◆ **THE PROBLEM**
In the listing below, find every line containing "this" and copy it out.
━━━
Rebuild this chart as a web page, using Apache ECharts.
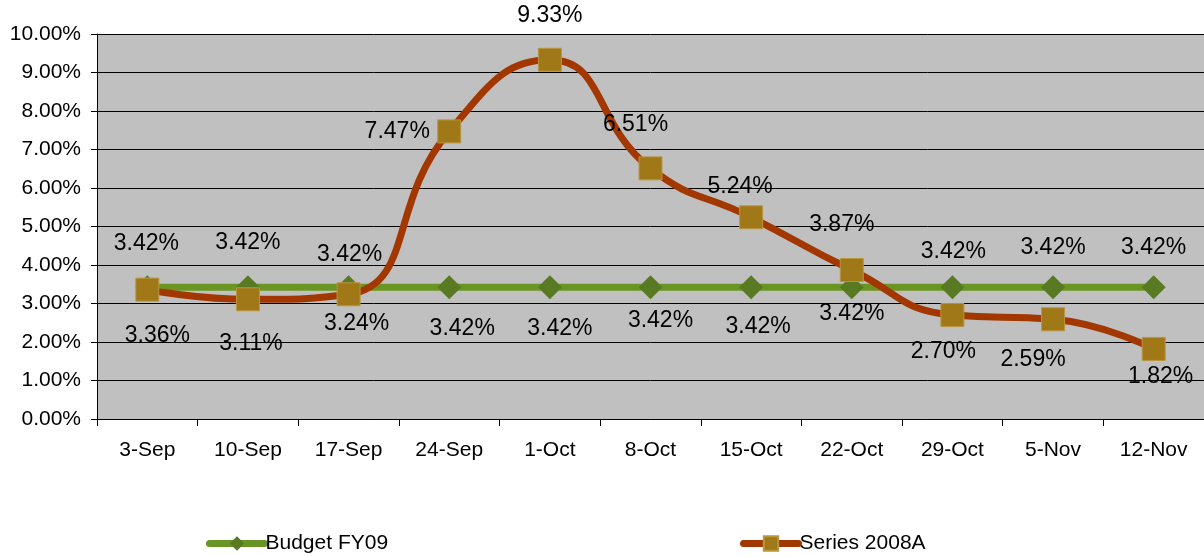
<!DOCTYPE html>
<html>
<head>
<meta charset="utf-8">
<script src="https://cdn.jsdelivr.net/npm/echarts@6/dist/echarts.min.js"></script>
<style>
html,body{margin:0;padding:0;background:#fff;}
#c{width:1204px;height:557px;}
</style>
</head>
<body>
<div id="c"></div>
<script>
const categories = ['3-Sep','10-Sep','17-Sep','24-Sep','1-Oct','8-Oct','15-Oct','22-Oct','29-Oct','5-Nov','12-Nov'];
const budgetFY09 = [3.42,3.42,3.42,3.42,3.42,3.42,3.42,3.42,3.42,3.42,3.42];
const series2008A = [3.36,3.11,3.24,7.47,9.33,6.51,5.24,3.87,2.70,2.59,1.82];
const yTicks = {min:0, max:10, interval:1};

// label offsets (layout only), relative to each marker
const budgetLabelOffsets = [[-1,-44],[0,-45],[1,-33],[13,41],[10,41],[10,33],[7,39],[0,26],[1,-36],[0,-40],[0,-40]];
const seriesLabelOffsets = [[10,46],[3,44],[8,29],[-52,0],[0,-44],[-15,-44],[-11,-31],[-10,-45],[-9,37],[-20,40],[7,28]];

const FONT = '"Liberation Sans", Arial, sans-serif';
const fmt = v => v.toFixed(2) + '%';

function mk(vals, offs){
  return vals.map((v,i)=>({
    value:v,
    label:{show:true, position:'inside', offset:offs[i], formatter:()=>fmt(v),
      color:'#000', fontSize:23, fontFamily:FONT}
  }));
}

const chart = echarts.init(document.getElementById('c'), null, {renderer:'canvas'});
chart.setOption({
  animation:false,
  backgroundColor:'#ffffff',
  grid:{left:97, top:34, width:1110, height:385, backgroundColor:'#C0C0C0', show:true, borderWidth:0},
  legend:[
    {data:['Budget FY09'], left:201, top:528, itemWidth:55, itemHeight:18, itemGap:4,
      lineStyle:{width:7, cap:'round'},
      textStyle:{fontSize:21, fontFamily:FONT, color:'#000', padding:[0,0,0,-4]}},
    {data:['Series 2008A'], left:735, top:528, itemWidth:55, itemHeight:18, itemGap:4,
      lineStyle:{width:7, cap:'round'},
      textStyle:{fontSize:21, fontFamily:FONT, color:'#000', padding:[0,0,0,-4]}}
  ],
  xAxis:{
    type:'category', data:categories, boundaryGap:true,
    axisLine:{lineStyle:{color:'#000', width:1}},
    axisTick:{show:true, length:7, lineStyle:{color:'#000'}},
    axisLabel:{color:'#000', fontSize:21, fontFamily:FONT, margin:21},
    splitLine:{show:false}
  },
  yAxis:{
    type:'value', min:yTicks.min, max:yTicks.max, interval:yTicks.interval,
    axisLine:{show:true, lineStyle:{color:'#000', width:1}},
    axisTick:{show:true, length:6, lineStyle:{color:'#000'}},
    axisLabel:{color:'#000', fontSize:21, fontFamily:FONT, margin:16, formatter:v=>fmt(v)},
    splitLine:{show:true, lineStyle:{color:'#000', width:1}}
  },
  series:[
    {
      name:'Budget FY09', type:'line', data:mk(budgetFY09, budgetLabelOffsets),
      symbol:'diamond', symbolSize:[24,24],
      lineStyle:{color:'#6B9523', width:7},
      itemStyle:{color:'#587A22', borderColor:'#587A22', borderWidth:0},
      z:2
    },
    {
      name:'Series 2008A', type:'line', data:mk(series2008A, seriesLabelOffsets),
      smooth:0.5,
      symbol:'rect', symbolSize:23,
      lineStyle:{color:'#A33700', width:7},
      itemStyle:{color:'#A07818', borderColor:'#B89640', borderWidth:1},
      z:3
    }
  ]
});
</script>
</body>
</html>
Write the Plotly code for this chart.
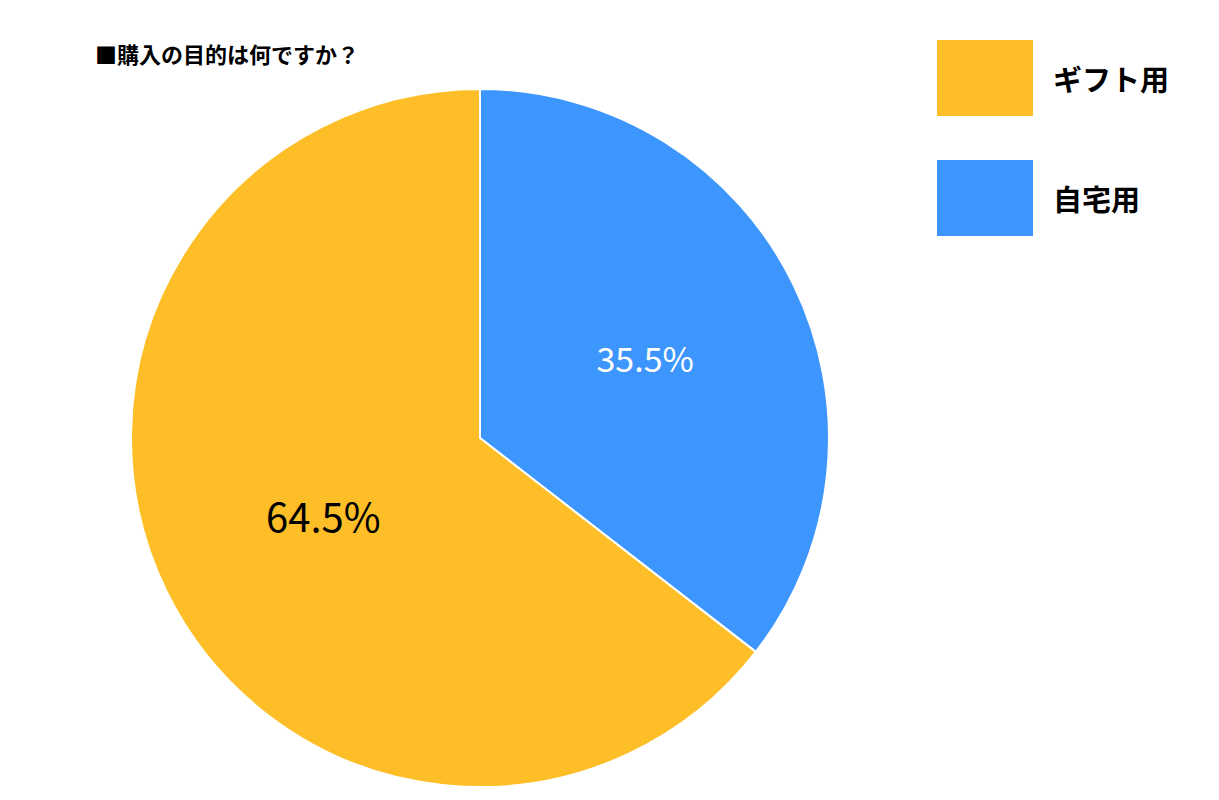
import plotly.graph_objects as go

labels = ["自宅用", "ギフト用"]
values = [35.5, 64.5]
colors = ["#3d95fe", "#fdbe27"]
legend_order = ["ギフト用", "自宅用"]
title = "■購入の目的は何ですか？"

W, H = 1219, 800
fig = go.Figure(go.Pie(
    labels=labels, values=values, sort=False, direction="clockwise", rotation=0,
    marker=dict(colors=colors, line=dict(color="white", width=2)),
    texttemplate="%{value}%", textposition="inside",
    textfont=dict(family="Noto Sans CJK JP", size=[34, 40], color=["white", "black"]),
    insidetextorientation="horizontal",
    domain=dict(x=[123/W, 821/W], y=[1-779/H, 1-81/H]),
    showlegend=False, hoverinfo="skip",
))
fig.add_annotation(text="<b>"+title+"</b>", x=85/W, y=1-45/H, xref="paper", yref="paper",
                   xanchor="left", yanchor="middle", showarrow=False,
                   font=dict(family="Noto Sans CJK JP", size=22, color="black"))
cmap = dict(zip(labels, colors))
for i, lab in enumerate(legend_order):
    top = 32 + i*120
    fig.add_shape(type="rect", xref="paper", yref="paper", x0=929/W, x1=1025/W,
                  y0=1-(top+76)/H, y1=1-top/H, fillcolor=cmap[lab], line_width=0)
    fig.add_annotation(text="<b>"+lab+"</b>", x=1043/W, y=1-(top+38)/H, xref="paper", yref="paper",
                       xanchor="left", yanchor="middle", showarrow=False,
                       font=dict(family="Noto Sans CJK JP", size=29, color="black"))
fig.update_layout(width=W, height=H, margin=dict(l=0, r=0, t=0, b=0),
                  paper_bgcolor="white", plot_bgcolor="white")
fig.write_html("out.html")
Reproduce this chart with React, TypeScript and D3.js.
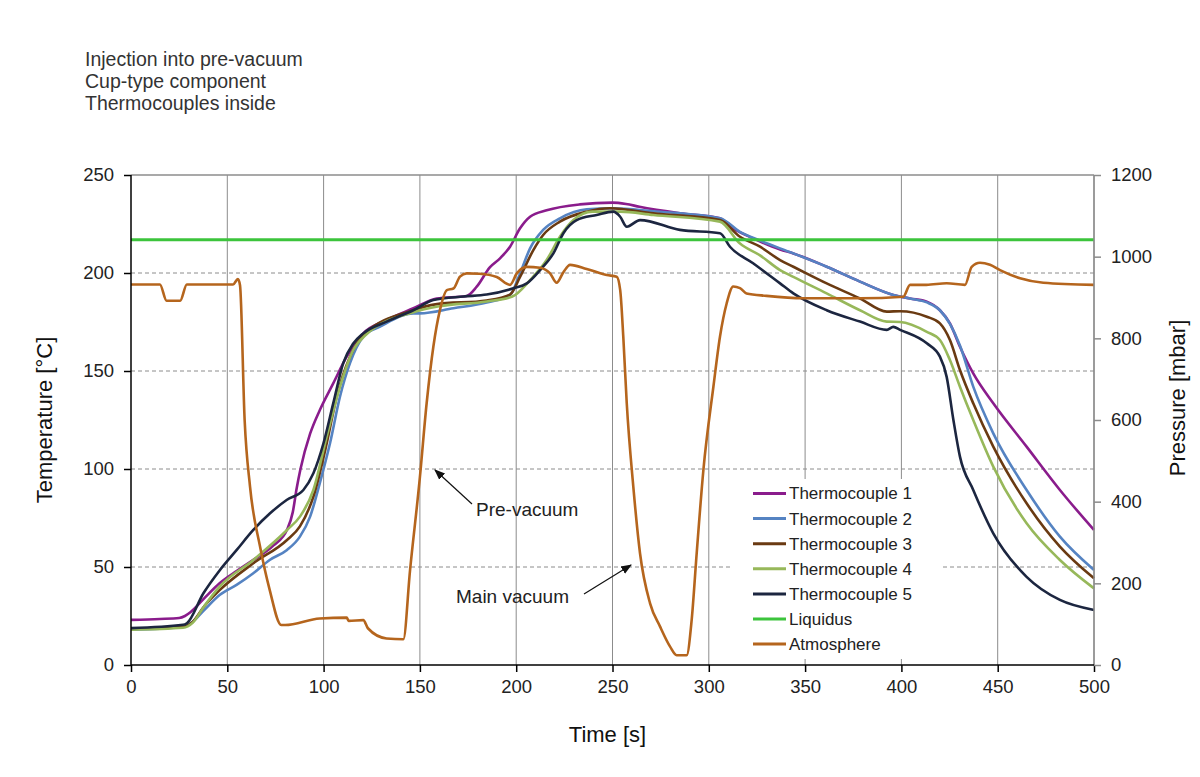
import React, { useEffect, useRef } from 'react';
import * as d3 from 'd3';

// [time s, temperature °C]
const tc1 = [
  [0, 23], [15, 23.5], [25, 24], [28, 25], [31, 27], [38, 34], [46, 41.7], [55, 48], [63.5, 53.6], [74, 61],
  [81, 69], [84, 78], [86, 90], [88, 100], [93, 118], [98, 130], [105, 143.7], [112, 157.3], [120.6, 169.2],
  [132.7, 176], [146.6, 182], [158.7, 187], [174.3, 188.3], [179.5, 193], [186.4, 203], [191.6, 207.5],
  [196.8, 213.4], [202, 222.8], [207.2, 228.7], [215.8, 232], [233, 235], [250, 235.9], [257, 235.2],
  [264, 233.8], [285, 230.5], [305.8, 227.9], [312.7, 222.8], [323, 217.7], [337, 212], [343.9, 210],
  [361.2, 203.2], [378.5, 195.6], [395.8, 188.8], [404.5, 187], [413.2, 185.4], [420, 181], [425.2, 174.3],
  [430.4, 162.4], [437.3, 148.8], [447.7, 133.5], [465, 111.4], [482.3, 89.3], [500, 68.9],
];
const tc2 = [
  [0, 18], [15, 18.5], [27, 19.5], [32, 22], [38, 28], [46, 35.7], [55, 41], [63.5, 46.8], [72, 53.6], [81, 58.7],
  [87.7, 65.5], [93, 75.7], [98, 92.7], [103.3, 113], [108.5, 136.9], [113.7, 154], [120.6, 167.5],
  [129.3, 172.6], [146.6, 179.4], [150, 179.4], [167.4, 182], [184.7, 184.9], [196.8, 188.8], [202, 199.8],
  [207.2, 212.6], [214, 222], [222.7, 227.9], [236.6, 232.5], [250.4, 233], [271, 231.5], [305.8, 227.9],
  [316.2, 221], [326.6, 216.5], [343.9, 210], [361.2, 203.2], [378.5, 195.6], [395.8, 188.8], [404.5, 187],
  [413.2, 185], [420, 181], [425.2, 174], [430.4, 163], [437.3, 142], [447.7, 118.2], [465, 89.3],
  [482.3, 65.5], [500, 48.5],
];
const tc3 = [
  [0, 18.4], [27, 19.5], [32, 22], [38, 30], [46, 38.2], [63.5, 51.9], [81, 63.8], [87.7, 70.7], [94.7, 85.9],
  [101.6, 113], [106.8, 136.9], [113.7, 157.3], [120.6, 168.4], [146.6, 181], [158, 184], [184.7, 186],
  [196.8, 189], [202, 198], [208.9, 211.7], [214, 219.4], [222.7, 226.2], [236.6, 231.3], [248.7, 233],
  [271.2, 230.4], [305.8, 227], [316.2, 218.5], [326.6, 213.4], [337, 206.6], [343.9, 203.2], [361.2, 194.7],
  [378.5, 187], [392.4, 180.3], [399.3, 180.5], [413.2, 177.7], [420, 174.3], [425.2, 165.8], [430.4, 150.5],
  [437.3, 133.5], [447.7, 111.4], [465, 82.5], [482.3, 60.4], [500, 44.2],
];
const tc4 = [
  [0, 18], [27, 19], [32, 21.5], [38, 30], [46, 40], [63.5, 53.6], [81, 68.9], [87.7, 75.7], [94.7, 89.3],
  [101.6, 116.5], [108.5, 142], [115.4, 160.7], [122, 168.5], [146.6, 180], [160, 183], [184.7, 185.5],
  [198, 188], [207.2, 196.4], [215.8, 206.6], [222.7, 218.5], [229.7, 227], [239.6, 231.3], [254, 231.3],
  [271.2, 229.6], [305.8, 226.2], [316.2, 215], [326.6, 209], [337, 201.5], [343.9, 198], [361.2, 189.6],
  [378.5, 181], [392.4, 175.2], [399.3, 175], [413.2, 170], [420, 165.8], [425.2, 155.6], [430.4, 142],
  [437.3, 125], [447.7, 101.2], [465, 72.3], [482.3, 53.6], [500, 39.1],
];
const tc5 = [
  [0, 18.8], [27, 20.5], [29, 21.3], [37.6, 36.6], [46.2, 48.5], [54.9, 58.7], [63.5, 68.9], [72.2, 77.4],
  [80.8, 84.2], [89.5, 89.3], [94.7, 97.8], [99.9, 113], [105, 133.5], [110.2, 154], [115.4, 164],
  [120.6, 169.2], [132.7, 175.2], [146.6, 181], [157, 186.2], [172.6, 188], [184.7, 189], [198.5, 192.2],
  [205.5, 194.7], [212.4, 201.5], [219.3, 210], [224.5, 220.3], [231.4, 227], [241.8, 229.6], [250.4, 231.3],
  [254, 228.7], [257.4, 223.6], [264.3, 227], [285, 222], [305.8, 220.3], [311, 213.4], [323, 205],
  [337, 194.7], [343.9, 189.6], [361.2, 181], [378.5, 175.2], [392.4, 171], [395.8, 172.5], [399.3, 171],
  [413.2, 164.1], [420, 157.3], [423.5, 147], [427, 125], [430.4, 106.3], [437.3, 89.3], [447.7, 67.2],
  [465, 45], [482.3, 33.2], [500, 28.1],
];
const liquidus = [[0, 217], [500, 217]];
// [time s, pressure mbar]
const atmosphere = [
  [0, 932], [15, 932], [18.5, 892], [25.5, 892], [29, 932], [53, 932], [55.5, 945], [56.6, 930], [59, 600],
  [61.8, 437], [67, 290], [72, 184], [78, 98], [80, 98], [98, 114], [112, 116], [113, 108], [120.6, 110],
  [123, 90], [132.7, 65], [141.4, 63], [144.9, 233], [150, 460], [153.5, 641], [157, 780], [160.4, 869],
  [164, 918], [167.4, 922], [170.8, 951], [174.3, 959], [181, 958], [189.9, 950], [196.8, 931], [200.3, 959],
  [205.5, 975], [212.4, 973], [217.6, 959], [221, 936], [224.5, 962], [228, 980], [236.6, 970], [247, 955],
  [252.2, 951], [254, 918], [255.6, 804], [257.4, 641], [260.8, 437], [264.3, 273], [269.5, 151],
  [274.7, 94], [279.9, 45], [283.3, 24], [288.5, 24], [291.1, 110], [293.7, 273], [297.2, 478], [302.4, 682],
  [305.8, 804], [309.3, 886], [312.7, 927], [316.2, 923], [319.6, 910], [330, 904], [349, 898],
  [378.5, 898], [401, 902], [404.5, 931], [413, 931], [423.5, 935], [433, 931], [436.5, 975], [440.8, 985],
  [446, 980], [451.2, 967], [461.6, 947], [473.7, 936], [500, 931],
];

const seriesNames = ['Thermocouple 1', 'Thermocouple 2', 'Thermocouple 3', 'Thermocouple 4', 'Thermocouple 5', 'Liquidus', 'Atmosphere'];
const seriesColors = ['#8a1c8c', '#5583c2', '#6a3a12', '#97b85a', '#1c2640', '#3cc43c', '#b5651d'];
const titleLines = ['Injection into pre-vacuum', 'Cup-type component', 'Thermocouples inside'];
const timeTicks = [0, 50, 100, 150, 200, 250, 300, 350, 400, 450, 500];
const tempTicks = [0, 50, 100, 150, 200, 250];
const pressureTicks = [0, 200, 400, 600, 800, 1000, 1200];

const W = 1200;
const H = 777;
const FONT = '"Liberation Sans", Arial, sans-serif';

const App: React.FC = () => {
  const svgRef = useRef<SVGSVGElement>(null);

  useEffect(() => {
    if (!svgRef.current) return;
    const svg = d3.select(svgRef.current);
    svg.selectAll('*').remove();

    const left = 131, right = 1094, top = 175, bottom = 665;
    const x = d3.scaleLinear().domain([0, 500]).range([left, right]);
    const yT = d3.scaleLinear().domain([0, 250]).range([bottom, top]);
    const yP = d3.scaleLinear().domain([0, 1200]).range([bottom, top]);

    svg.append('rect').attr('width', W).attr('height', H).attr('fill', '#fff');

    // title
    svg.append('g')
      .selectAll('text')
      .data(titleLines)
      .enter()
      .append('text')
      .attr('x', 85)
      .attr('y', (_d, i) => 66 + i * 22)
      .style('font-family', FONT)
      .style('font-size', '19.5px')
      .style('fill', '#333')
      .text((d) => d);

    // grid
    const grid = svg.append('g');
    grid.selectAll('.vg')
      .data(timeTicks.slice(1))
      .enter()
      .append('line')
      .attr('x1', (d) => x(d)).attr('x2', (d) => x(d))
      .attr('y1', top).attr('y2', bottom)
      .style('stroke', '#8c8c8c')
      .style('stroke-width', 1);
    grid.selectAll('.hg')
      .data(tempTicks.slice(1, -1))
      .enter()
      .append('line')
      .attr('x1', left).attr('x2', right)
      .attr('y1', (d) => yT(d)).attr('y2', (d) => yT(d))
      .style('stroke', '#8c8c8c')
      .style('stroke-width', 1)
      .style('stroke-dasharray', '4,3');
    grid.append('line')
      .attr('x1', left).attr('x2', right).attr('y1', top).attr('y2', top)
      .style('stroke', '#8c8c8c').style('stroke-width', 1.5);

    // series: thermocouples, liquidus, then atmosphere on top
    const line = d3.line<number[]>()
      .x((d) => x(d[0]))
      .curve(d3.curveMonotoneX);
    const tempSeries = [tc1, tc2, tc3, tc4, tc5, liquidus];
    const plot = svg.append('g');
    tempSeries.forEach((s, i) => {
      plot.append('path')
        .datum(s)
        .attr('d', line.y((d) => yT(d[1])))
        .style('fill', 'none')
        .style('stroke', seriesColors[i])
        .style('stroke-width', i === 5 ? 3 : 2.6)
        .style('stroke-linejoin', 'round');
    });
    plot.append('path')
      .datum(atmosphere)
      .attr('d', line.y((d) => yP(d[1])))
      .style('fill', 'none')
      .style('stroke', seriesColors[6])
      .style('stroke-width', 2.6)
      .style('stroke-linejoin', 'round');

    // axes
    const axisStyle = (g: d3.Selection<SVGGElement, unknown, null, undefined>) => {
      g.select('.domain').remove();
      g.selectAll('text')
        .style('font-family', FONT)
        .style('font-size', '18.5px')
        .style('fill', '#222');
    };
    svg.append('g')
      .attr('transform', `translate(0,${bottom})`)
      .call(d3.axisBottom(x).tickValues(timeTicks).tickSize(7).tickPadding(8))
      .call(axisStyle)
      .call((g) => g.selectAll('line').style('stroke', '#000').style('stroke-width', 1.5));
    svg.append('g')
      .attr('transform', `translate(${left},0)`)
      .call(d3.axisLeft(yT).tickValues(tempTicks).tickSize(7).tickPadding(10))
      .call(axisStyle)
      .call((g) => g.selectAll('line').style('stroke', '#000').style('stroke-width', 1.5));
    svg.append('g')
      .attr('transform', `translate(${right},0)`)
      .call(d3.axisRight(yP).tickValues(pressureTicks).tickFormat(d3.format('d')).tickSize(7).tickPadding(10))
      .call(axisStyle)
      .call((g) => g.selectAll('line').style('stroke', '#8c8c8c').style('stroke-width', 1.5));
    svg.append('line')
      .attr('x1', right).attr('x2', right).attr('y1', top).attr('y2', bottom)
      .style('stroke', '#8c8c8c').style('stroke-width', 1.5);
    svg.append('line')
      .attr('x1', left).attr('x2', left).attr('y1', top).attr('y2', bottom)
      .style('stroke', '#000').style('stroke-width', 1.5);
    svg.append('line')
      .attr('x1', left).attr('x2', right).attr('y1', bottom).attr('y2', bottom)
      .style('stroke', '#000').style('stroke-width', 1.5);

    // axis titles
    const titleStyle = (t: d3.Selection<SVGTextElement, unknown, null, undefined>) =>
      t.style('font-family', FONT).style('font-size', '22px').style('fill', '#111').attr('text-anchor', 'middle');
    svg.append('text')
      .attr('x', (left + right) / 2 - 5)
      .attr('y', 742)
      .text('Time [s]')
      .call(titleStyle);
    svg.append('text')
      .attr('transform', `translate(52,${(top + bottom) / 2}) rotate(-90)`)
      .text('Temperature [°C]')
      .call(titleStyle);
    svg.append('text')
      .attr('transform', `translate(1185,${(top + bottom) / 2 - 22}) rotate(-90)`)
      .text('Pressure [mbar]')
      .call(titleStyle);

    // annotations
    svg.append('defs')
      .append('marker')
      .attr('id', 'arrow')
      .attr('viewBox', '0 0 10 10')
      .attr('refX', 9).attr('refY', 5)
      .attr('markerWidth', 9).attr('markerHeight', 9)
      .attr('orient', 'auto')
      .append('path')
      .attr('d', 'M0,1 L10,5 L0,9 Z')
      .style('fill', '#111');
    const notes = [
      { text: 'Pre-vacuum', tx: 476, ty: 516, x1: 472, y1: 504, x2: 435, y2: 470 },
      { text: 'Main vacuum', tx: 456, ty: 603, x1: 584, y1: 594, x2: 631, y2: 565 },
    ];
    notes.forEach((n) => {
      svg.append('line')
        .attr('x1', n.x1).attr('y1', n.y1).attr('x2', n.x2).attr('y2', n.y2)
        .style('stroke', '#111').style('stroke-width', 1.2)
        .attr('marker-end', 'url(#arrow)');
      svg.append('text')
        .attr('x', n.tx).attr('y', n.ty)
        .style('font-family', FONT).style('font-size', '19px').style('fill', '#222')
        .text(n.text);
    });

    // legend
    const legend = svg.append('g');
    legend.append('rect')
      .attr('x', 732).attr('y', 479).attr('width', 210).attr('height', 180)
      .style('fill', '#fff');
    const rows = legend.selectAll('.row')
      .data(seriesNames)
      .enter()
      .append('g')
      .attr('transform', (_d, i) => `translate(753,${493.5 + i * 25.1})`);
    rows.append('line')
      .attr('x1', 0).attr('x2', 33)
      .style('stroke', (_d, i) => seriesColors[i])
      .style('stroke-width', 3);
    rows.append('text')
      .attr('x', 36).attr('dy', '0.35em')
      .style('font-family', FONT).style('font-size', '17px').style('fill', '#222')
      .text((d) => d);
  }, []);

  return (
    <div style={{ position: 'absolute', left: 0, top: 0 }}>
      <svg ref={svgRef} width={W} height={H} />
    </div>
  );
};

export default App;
━━━
◆ **FINISHED TASK**
Rebuild this chart as a web page, using Apache ECharts.
Write the Plotly code for this chart.
Reproduce this chart with React, TypeScript and D3.js.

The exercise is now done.